E invece sono arrivate queste parole: “Dobbiamo dunque procedere nella piena, consapevole valorizzazione delle Forze Armate che continuano a fare onore all’Italia. E desidero non far mancare una parola per come fanno onore all’Italia i nostri due marò a lungo ingiustamente trattenuti lontano dalle loro famiglie e dalla loro Patria. Dobbiamo procedere in un serio impegno di rinnovamento e di riforma dello strumento militare, razionalizzando le nostre strutture e i nostri mezzi, come si è iniziato a fare con la legge in corso di attuazione, e sollecitando il massimo avanzamento di processi di integrazione al livello europeo. Potremo così soddisfare esigenze di rigore e di crescente produttività nella spesa per la Difesa, senza indulgere a decisioni sommarie che possono riflettere incomprensioni di fondo e perfino anacronistiche diffidenze verso lo strumento militare, vecchie e nuove pulsioni demagogiche antimilitariste”.

Giorgio Napolitano lo ha fatto ancora. Ha perso una buona occasione per riabilitare una figura che è lontanissima dal tessuto più profondo e puro di questo Paese. Ma sembra che non se ne sia accorto nessuno. Niente polemiche, niente commenti a quanto detto. Ovviamente silenzio assoluto dentro il Pd.

Eppure da cittadino che crede nella Costituzione, a me quelle parole hanno fatto orrore. Non credo di essere stato il solo a provarlo. Cosa c’entrano le forze armate e, soprattutto, i due marò con la Resistenza? Come si può pensare di onorare due che, al di là della questione processo, non processo, estradizione o non estradizione, regole di ingaggio e così via, sono accusati di omicidio, di aver sparato su due pescatori scambiati per pirati. Due soldati addestrati che commettono un errore da dilettanti che è costato due vite. Cosa ci azzeccano i marò, ai quali Napolitano sembra essersi affezionato, con i partigiani, i resistenti, i cittadini eroi, i carabinieri alla D’Acquisto, i soldati che  si rifiutarono, pagando con la morte, di  eseguire gli ordini dei nazisti e di sparare sulla propria gente?

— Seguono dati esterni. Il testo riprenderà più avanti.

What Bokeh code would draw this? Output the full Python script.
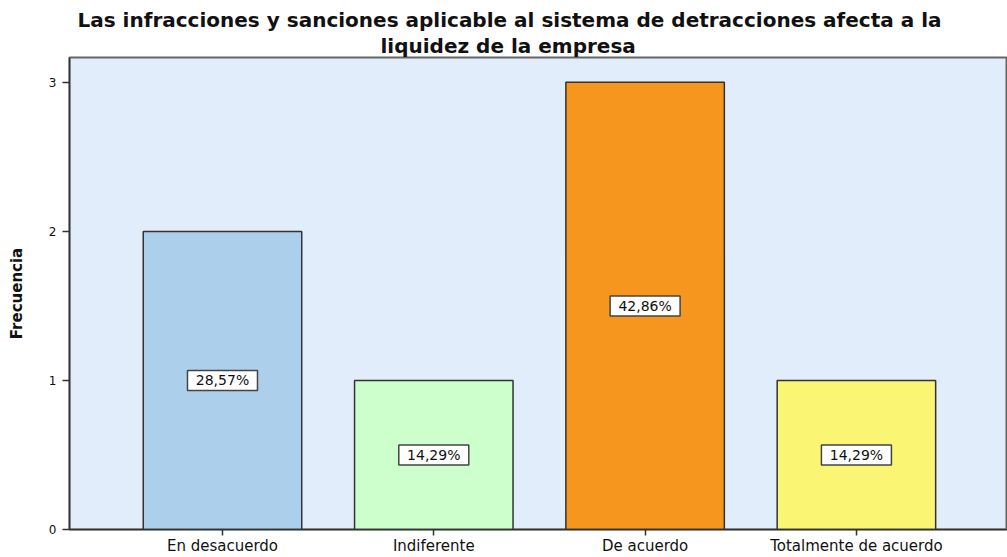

Dove sono finiti gli esempi, presidente Napolitano? E poi, non è quantomeno squallido e offensivo utilizzare il giorno delle celebrazioni, il giorno della memoria nazionale per lanciare un messaggio acido nei confronti di chi chiede che non si acquistino armamenti come gli F35 e che piuttosto si dimezzi la spesa militare di un Paese che vive in pace e si spendano quei soldi per uno stato sociale che ormai è defunto?

Credo che questo suo ultimo discorso, signor presidente, sia strumentale, fazioso e inadeguato alla carica di chi dovrebbe rappresentare e incarnare i valori della Costituzione sulla quale ha giurato.

Il 25 aprile, quest’anno, ha dovuto subire anche quest’ennesima onta.

Mi permetta, da cittadino, di dissentire e di criticare. Di dirle, ancora una volta, con cortese fermezza e non con intenti di vilipendio, che non mi sento rappresentato da Lei. E che dovrebbe chiedere scusa a tutti gli italiani che credono nei valori di una democrazia fondata su lavoro, giustizia e solidarietà. E non sulla guerra, sugli armamenti, sui marò che sparano a caso o persino sugli atti isterici contro le procure che cercano di consegnarci un po’ di sacrosanta e attesa verità.